The final speed, as well as the acceleration are functions of the angular velocity and acceleration of the drive shaft (respectively), as well as the wheel radius.
Think about a wheel with radius = r and a driveshaft with some torque T. We then sum the torques about the center of the wheel and get Fa*r < Fsfmax*r (theta is ninety so it goes away sin(90)=1). Cancel the r, plug in uFn for Fsfmax, and you have your max Fa to not slip. Use T = F * rsin(theta) and you get the max torque from the driveshaft to be traction limited. From there it's just some basic ratios back to the torque output of the motor and that ratio is your desired gear ratio.
Now, this assumes that you have a perfectly efficient gearing system, and that your wheel has no mass and therefore no moment of inertia to slow the acceleration, but it gets you close.
For speed based, do the same basic thing only with rpm instead of torque.

[Chris is me]

@Adam: I misinterpreted that post as saying that in order to be traction limited you needed to have a free speed of 27 feet per second or something. My bad.

[Jared Russell]

Quote:

Originally Posted by IKE

So, I was very inspired by some of the physics guys up above, and have a challenge:
Assume 16m dash (approx. 54 feet- robot length), and COF of 1.0. Also assume a 4 cim power-train at 300 Watts/CIM.
What weight is your bot so that you are just barely traction limited the moment you strike the other wall? Is this less than 4 cims & a battery?

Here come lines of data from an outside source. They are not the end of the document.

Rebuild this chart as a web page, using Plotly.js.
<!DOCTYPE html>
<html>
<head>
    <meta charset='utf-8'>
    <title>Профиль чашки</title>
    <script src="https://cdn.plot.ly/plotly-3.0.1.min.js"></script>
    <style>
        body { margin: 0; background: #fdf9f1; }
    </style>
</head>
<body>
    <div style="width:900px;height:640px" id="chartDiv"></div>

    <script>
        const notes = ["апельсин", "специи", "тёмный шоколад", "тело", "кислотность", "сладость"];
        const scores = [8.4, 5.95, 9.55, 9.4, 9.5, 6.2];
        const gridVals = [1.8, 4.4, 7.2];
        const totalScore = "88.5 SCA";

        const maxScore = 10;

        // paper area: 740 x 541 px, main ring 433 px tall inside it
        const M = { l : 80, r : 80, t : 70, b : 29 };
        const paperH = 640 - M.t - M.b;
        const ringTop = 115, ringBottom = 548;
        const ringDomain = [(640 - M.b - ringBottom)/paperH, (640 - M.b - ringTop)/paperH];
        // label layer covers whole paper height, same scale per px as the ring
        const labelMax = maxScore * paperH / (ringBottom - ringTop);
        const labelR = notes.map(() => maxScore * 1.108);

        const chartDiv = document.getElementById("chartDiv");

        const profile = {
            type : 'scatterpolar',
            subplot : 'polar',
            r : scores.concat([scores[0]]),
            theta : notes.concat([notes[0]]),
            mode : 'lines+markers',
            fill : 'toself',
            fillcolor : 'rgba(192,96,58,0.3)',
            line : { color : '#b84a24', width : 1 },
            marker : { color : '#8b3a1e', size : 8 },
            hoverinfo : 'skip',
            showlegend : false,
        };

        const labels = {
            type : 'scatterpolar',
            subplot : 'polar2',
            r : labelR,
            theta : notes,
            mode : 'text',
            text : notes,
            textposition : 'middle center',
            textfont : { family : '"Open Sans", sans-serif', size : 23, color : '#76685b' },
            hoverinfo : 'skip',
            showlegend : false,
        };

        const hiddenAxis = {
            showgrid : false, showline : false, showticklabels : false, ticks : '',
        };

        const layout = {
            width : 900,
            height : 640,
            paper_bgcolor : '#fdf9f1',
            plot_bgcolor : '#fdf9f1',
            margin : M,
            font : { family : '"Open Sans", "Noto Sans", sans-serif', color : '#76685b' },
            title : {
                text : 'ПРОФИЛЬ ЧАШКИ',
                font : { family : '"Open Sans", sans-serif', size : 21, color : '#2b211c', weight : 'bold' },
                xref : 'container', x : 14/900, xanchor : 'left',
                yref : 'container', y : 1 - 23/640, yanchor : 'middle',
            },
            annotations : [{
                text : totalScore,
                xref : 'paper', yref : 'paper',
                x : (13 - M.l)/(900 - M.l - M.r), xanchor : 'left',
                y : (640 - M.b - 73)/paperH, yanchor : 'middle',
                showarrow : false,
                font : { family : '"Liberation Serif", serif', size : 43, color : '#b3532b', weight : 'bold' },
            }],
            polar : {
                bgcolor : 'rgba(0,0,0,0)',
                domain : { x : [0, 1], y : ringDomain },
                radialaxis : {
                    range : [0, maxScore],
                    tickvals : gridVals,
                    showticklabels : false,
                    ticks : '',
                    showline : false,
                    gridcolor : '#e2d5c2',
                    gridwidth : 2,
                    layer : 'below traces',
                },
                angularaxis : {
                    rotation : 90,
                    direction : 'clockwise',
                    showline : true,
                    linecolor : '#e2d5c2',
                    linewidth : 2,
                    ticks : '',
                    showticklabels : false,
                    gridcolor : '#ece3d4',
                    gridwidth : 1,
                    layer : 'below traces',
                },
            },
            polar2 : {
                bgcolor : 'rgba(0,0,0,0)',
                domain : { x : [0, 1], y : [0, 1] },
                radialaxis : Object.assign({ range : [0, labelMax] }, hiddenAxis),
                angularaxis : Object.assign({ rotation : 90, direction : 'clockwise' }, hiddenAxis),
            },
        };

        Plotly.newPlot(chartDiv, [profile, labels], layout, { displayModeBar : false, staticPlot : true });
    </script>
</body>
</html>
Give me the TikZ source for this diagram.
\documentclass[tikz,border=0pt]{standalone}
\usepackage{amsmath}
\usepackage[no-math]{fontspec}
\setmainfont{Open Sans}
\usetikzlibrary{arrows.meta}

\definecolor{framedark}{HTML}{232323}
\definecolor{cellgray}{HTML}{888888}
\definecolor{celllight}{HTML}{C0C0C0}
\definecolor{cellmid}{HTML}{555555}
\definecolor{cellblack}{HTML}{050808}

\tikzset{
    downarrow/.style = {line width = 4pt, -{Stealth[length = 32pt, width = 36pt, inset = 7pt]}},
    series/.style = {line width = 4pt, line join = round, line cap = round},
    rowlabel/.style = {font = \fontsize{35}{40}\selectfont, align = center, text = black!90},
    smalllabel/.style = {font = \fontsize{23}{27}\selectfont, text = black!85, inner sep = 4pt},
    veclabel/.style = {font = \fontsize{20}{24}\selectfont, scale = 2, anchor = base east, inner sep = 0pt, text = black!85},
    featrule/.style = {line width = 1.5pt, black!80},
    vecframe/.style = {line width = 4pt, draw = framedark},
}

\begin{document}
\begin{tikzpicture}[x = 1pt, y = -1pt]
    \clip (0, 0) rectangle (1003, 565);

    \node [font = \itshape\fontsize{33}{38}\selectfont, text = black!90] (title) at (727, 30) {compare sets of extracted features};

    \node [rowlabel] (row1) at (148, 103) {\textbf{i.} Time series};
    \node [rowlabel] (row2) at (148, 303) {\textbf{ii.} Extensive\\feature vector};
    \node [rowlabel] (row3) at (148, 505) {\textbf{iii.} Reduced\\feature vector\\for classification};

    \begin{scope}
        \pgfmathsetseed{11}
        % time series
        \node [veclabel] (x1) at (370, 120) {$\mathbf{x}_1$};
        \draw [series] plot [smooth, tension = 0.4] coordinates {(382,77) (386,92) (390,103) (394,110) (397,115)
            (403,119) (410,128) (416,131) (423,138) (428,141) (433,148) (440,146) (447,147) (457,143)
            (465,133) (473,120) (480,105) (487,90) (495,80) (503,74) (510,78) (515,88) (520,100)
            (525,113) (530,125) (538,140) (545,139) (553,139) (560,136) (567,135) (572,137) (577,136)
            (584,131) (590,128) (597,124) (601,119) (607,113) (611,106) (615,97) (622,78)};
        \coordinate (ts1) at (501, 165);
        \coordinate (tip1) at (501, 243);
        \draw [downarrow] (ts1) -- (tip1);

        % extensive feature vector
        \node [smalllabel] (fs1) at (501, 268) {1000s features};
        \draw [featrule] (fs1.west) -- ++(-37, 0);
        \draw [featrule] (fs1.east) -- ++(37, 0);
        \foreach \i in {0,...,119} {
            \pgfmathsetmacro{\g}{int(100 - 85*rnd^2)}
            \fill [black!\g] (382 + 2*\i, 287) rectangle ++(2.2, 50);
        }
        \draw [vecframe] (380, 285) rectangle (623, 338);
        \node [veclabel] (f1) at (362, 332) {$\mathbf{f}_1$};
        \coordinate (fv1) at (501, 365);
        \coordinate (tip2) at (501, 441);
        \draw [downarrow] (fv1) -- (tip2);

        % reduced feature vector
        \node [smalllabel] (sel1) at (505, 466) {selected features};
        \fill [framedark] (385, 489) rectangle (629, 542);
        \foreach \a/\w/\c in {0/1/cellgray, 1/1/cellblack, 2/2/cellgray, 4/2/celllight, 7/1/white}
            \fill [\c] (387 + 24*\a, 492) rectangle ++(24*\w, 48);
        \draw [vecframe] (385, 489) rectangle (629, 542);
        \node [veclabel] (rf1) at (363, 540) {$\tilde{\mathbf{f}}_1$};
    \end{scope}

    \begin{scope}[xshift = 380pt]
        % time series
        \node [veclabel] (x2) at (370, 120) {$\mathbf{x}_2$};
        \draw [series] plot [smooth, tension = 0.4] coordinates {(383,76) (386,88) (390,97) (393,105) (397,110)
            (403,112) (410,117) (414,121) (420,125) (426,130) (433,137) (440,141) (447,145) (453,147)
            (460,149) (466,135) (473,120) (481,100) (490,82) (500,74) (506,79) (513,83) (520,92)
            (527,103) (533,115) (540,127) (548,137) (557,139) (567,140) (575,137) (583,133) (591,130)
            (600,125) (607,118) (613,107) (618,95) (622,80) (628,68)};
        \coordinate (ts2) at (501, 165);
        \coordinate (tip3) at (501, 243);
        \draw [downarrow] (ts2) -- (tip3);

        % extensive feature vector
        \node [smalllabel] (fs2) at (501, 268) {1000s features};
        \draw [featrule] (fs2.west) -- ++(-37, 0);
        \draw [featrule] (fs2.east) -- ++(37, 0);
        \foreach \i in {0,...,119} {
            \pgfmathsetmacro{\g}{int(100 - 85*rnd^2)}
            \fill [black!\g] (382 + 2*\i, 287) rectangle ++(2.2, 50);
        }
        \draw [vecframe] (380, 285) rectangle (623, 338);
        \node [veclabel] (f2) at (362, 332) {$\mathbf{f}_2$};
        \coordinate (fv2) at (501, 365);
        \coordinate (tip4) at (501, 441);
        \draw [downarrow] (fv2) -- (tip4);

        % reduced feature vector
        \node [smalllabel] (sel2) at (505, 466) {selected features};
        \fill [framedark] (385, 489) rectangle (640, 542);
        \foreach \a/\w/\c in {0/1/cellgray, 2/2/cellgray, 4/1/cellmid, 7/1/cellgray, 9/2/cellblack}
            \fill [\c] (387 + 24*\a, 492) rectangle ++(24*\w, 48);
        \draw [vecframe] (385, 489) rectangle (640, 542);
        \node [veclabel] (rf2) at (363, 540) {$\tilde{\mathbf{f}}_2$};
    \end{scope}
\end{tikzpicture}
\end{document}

1) How long does it take to go 16m when you are traction-limited the whole way?

Ffriction = 1.0 (CoF) * Wrobot (because Ff = mu * Fnormal)
a = Ffriction / Mrobot (because F=m*a, so a=F/m)
a = G (because Wrobot/Mrobot = G, gravity)

D = .5 * a * t^2
t = sqrt(16 m * 2 / G )
t = 1.81 seconds

2) How fast are you going just before you hit the wall?

v = a * t
v = G * 1.8 seconds
v = 17.7 m/s

3) At this ultimate speed, we are barely traction limited, so:

P = F * speed (1 Watt = 1 N * m/s)
F = Wrobot
speed = v = 17.7 m/s
1200W = Wrobot * 17.7 m/s

Wrobot = 67.8 N = 15.2 lbs

So yes, less than 4 CIMs and one battery.